Drop every picture, then transcribe the remaining data exactly.

+-------+

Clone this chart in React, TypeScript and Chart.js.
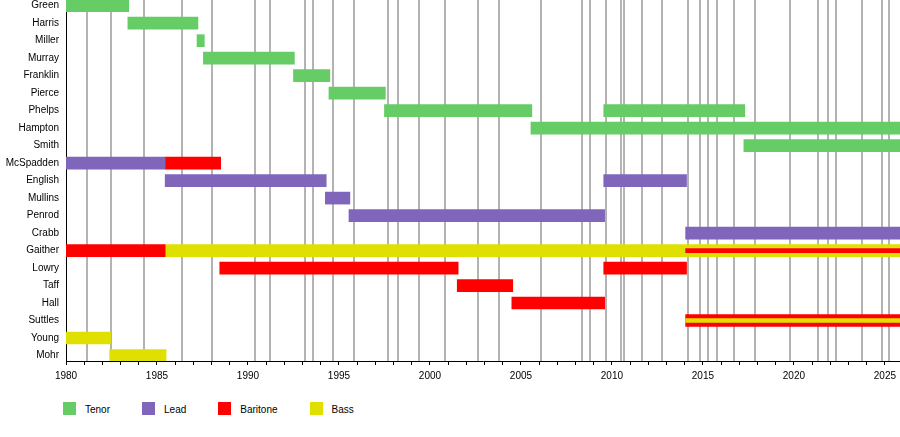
import React, { useEffect, useRef } from 'react';
import { Chart, registerables } from 'chart.js';

Chart.register(...registerables);

type Stint = [string, number, number];

// right edge of the timeline (mid-late 2025)
const NOW = 2025.83;

const members = [
    'Green', 'Harris', 'Miller', 'Murray', 'Franklin', 'Pierce', 'Phelps', 'Hampton', 'Smith',
    'McSpadden', 'English', 'Mullins', 'Penrod', 'Crabb',
    'Gaither', 'Lowry', 'Taff', 'Hall', 'Suttles', 'Young', 'Mohr',
];

const tenor: Stint[] = [
    ['Green', 1980, 1983.45],
    ['Harris', 1983.4, 1987.25],
    ['Miller', 1987.2, 1987.6],
    ['Murray', 1987.55, 1992.55],
    ['Franklin', 1992.5, 1994.5],
    ['Pierce', 1994.45, 1997.55],
    ['Phelps', 1997.5, 2005.6],
    ['Phelps', 2009.55, 2017.3],
    ['Hampton', 2005.55, NOW],
    ['Smith', 2017.25, NOW],
];

const lead: Stint[] = [
    ['McSpadden', 1980, 1985.45],
    ['English', 1985.45, 1994.3],
    ['English', 2009.55, 2014.1],
    ['Mullins', 1994.25, 1995.6],
    ['Penrod', 1995.55, 2009.6],
    ['Crabb', 2014.05, NOW],
];

const baritone: Stint[] = [
    ['McSpadden', 1985.45, 1988.5],
    ['Gaither', 1980, 1985.45],
    ['Lowry', 1988.45, 2001.55],
    ['Lowry', 2009.55, 2014.1],
    ['Taff', 2001.5, 2004.55],
    ['Hall', 2004.5, 2009.6],
    ['Suttles', 2014.05, NOW],
];

const bass: Stint[] = [
    ['Gaither', 1985.45, NOW],
    ['Young', 1980, 1982.45],
    ['Mohr', 1982.4, 1985.5],
];

// thin stripes for members singing two parts at once
const baritoneStripe: Stint[] = [['Gaither', 2014.05, NOW]];
const bassStripe: Stint[] = [['Suttles', 2014.05, NOW]];

// album release dates (grey lines)
const albums = [
    1981.15, 1982.5, 1984.3, 1986.35, 1988.0, 1990.4, 1991.2, 1993.15, 1993.6, 1994.65,
    1995.8, 1997.7, 1998.25, 1999.4, 2000.8, 2002.65, 2003.8, 2006.1, 2008.35, 2008.8,
    2009.7, 2010.5, 2010.65, 2011.65, 2012.75, 2014.2, 2014.85, 2015.3, 2015.8, 2016.7,
    2017.85, 2019.8, 2021.3, 2021.9, 2022.3, 2023.75, 2024.85, 2025.25,
];

const parts = ['Tenor', 'Lead', 'Baritone', 'Bass'];
const partColors = ['#66cc66', '#7f66bb', '#ff0000', '#e0e000'];

const FONT = '"Liberation Sans", Arial, sans-serif';

const toPoints = (list: Stint[]) =>
    list.map(([name, from, to]) => ({ x: [from, to], y: members.indexOf(name) }));

const Timeline: React.FC = () => {
    const canvasRef = useRef<HTMLCanvasElement>(null);

    useEffect(() => {
        const ctx = canvasRef.current?.getContext('2d');
        if (!ctx) return;

        const chart = new Chart(ctx, {
            type: 'bar',
            data: {
                datasets: [
                    { label: 'Tenor', data: toPoints(tenor), backgroundColor: partColors[0] },
                    { label: 'Lead', data: toPoints(lead), backgroundColor: partColors[1] },
                    { label: 'Baritone', data: toPoints(baritone), backgroundColor: partColors[2] },
                    { label: 'Bass', data: toPoints(bass), backgroundColor: partColors[3] },
                    // lower order = drawn on top
                    { label: 'Baritone', data: toPoints(baritoneStripe), backgroundColor: partColors[2], barThickness: 4, order: -1 },
                    { label: 'Bass', data: toPoints(bassStripe), backgroundColor: partColors[3], barThickness: 4, order: -1 },
                ] as any,
            },
            options: {
                animation: false,
                responsive: false,
                indexAxis: 'y',
                layout: { padding: 0 },
                datasets: {
                    bar: { grouped: false, barThickness: 12, borderWidth: 0 },
                },
                plugins: {
                    legend: { display: false },
                    tooltip: { enabled: false },
                },
                scales: {
                    x: {
                        type: 'linear',
                        position: 'bottom',
                        min: 1980,
                        max: NOW,
                        grid: { drawOnChartArea: false, drawTicks: true, tickLength: 4, color: '#000' },
                        border: { color: '#000' },
                        ticks: {
                            stepSize: 1,
                            includeBounds: false,
                            autoSkip: false,
                            maxRotation: 0,
                            minRotation: 0,
                            padding: 5,
                            color: '#000',
                            font: { family: FONT, size: 10 },
                            callback: (v: any) => (v % 5 === 0 ? String(v) : ''),
                        },
                        afterFit: (s: any) => {
                            s.paddingLeft = 0;
                            s.paddingRight = 0;
                        },
                    },
                    x2: {
                        type: 'linear',
                        position: 'top',
                        min: 1980,
                        max: NOW,
                        afterBuildTicks: (s: any) => {
                            s.ticks = albums.map((v) => ({ value: v }));
                        },
                        ticks: { display: false },
                        grid: { color: '#b3b3b3', lineWidth: 2, drawTicks: false },
                        border: { display: false },
                    },
                    y: {
                        type: 'linear',
                        reverse: true,
                        min: -0.326,
                        max: 20.314,
                        offset: false,
                        grid: { display: false, drawTicks: false, offset: false },
                        border: { color: '#000' },
                        afterBuildTicks: (s: any) => {
                            s.ticks = members.map((_, i) => ({ value: i }));
                        },
                        ticks: {
                            autoSkip: false,
                            padding: 7,
                            color: '#000',
                            font: { family: FONT, size: 10 },
                            callback: (v: any) => members[v] ?? '',
                        },
                        afterFit: (s: any) => {
                            s.width = 66;
                            s.paddingTop = 0;
                            s.paddingBottom = 0;
                        },
                    },
                } as any,
            },
        });

        return () => chart.destroy();
    }, []);

    return <canvas ref={canvasRef} width={900} height={387} />;
};

const App: React.FC = () => (
    <div style={{ position: 'absolute', left: 0, top: 0, width: 900, height: 437, background: '#fff' }}>
        <Timeline />
        <div
            style={{
                position: 'absolute',
                left: 63,
                top: 402,
                display: 'flex',
                alignItems: 'center',
                gap: 32,
                font: `10px ${FONT}`,
                color: '#000',
            }}
        >
            {parts.map((p, i) => (
                <div key={p} style={{ display: 'flex', alignItems: 'center' }}>
                    <span style={{ width: 13, height: 13, background: partColors[i], marginRight: 9 }} />
                    <span style={{ position: 'relative', top: 1 }}>{p}</span>
                </div>
            ))}
        </div>
    </div>
);

export default App;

+-------+

Response to this exercise →
Clone this chart in React, TypeScript and Chart.js.
import React, { useEffect, useRef } from 'react';
import { Chart, registerables } from 'chart.js';

Chart.register(...registerables);

type Stint = [string, number, number];

// right edge of the timeline (mid-late 2025)
const NOW = 2025.83;

const members = [
    'Green', 'Harris', 'Miller', 'Murray', 'Franklin', 'Pierce', 'Phelps', 'Hampton', 'Smith',
    'McSpadden', 'English', 'Mullins', 'Penrod', 'Crabb',
    'Gaither', 'Lowry', 'Taff', 'Hall', 'Suttles', 'Young', 'Mohr',
];

const tenor: Stint[] = [
    ['Green', 1980, 1983.45],
    ['Harris', 1983.4, 1987.25],
    ['Miller', 1987.2, 1987.6],
    ['Murray', 1987.55, 1992.55],
    ['Franklin', 1992.5, 1994.5],
    ['Pierce', 1994.45, 1997.55],
    ['Phelps', 1997.5, 2005.6],
    ['Phelps', 2009.55, 2017.3],
    ['Hampton', 2005.55, NOW],
    ['Smith', 2017.25, NOW],
];

const lead: Stint[] = [
    ['McSpadden', 1980, 1985.45],
    ['English', 1985.45, 1994.3],
    ['English', 2009.55, 2014.1],
    ['Mullins', 1994.25, 1995.6],
    ['Penrod', 1995.55, 2009.6],
    ['Crabb', 2014.05, NOW],
];

const baritone: Stint[] = [
    ['McSpadden', 1985.45, 1988.5],
    ['Gaither', 1980, 1985.45],
    ['Lowry', 1988.45, 2001.55],
    ['Lowry', 2009.55, 2014.1],
    ['Taff', 2001.5, 2004.55],
    ['Hall', 2004.5, 2009.6],
    ['Suttles', 2014.05, NOW],
];

const bass: Stint[] = [
    ['Gaither', 1985.45, NOW],
    ['Young', 1980, 1982.45],
    ['Mohr', 1982.4, 1985.5],
];

// thin stripes for members singing two parts at once
const baritoneStripe: Stint[] = [['Gaither', 2014.05, NOW]];
const bassStripe: Stint[] = [['Suttles', 2014.05, NOW]];

// album release dates (grey lines)
const albums = [
    1981.15, 1982.5, 1984.3, 1986.35, 1988.0, 1990.4, 1991.2, 1993.15, 1993.6, 1994.65,
    1995.8, 1997.7, 1998.25, 1999.4, 2000.8, 2002.65, 2003.8, 2006.1, 2008.35, 2008.8,
    2009.7, 2010.5, 2010.65, 2011.65, 2012.75, 2014.2, 2014.85, 2015.3, 2015.8, 2016.7,
    2017.85, 2019.8, 2021.3, 2021.9, 2022.3, 2023.75, 2024.85, 2025.25,
];

const parts = ['Tenor', 'Lead', 'Baritone', 'Bass'];
const partColors = ['#66cc66', '#7f66bb', '#ff0000', '#e0e000'];

const FONT = '"Liberation Sans", Arial, sans-serif';

const toPoints = (list: Stint[]) =>
    list.map(([name, from, to]) => ({ x: [from, to], y: members.indexOf(name) }));

const Timeline: React.FC = () => {
    const canvasRef = useRef<HTMLCanvasElement>(null);

    useEffect(() => {
        const ctx = canvasRef.current?.getContext('2d');
        if (!ctx) return;

        const chart = new Chart(ctx, {
            type: 'bar',
            data: {
                datasets: [
                    { label: 'Tenor', data: toPoints(tenor), backgroundColor: partColors[0] },
                    { label: 'Lead', data: toPoints(lead), backgroundColor: partColors[1] },
                    { label: 'Baritone', data: toPoints(baritone), backgroundColor: partColors[2] },
                    { label: 'Bass', data: toPoints(bass), backgroundColor: partColors[3] },
                    // lower order = drawn on top
                    { label: 'Baritone', data: toPoints(baritoneStripe), backgroundColor: partColors[2], barThickness: 4, order: -1 },
                    { label: 'Bass', data: toPoints(bassStripe), backgroundColor: partColors[3], barThickness: 4, order: -1 },
                ] as any,
            },
            options: {
                animation: false,
                responsive: false,
                indexAxis: 'y',
                layout: { padding: 0 },
                datasets: {
                    bar: { grouped: false, barThickness: 12, borderWidth: 0 },
                },
                plugins: {
                    legend: { display: false },
                    tooltip: { enabled: false },
                },
                scales: {
                    x: {
                        type: 'linear',
                        position: 'bottom',
                        min: 1980,
                        max: NOW,
                        grid: { drawOnChartArea: false, drawTicks: true, tickLength: 4, color: '#000' },
                        border: { color: '#000' },
                        ticks: {
                            stepSize: 1,
                            includeBounds: false,
                            autoSkip: false,
                            maxRotation: 0,
                            minRotation: 0,
                            padding: 5,
                            color: '#000',
                            font: { family: FONT, size: 10 },
                            callback: (v: any) => (v % 5 === 0 ? String(v) : ''),
                        },
                        afterFit: (s: any) => {
                            s.paddingLeft = 0;
                            s.paddingRight = 0;
                        },
                    },
                    x2: {
                        type: 'linear',
                        position: 'top',
                        min: 1980,
                        max: NOW,
                        afterBuildTicks: (s: any) => {
                            s.ticks = albums.map((v) => ({ value: v }));
                        },
                        ticks: { display: false },
                        grid: { color: '#b3b3b3', lineWidth: 2, drawTicks: false },
                        border: { display: false },
                    },
                    y: {
                        type: 'linear',
                        reverse: true,
                        min: -0.326,
                        max: 20.314,
                        offset: false,
                        grid: { display: false, drawTicks: false, offset: false },
                        border: { color: '#000' },
                        afterBuildTicks: (s: any) => {
                            s.ticks = members.map((_, i) => ({ value: i }));
                        },
                        ticks: {
                            autoSkip: false,
                            padding: 7,
                            color: '#000',
                            font: { family: FONT, size: 10 },
                            callback: (v: any) => members[v] ?? '',
                        },
                        afterFit: (s: any) => {
                            s.width = 66;
                            s.paddingTop = 0;
                            s.paddingBottom = 0;
                        },
                    },
                } as any,
            },
        });

        return () => chart.destroy();
    }, []);

    return <canvas ref={canvasRef} width={900} height={387} />;
};

const App: React.FC = () => (
    <div style={{ position: 'absolute', left: 0, top: 0, width: 900, height: 437, background: '#fff' }}>
        <Timeline />
        <div
            style={{
                position: 'absolute',
                left: 63,
                top: 402,
                display: 'flex',
                alignItems: 'center',
                gap: 32,
                font: `10px ${FONT}`,
                color: '#000',
            }}
        >
            {parts.map((p, i) => (
                <div key={p} style={{ display: 'flex', alignItems: 'center' }}>
                    <span style={{ width: 13, height: 13, background: partColors[i], marginRight: 9 }} />
                    <span style={{ position: 'relative', top: 1 }}>{p}</span>
                </div>
            ))}
        </div>
    </div>
);

export default App;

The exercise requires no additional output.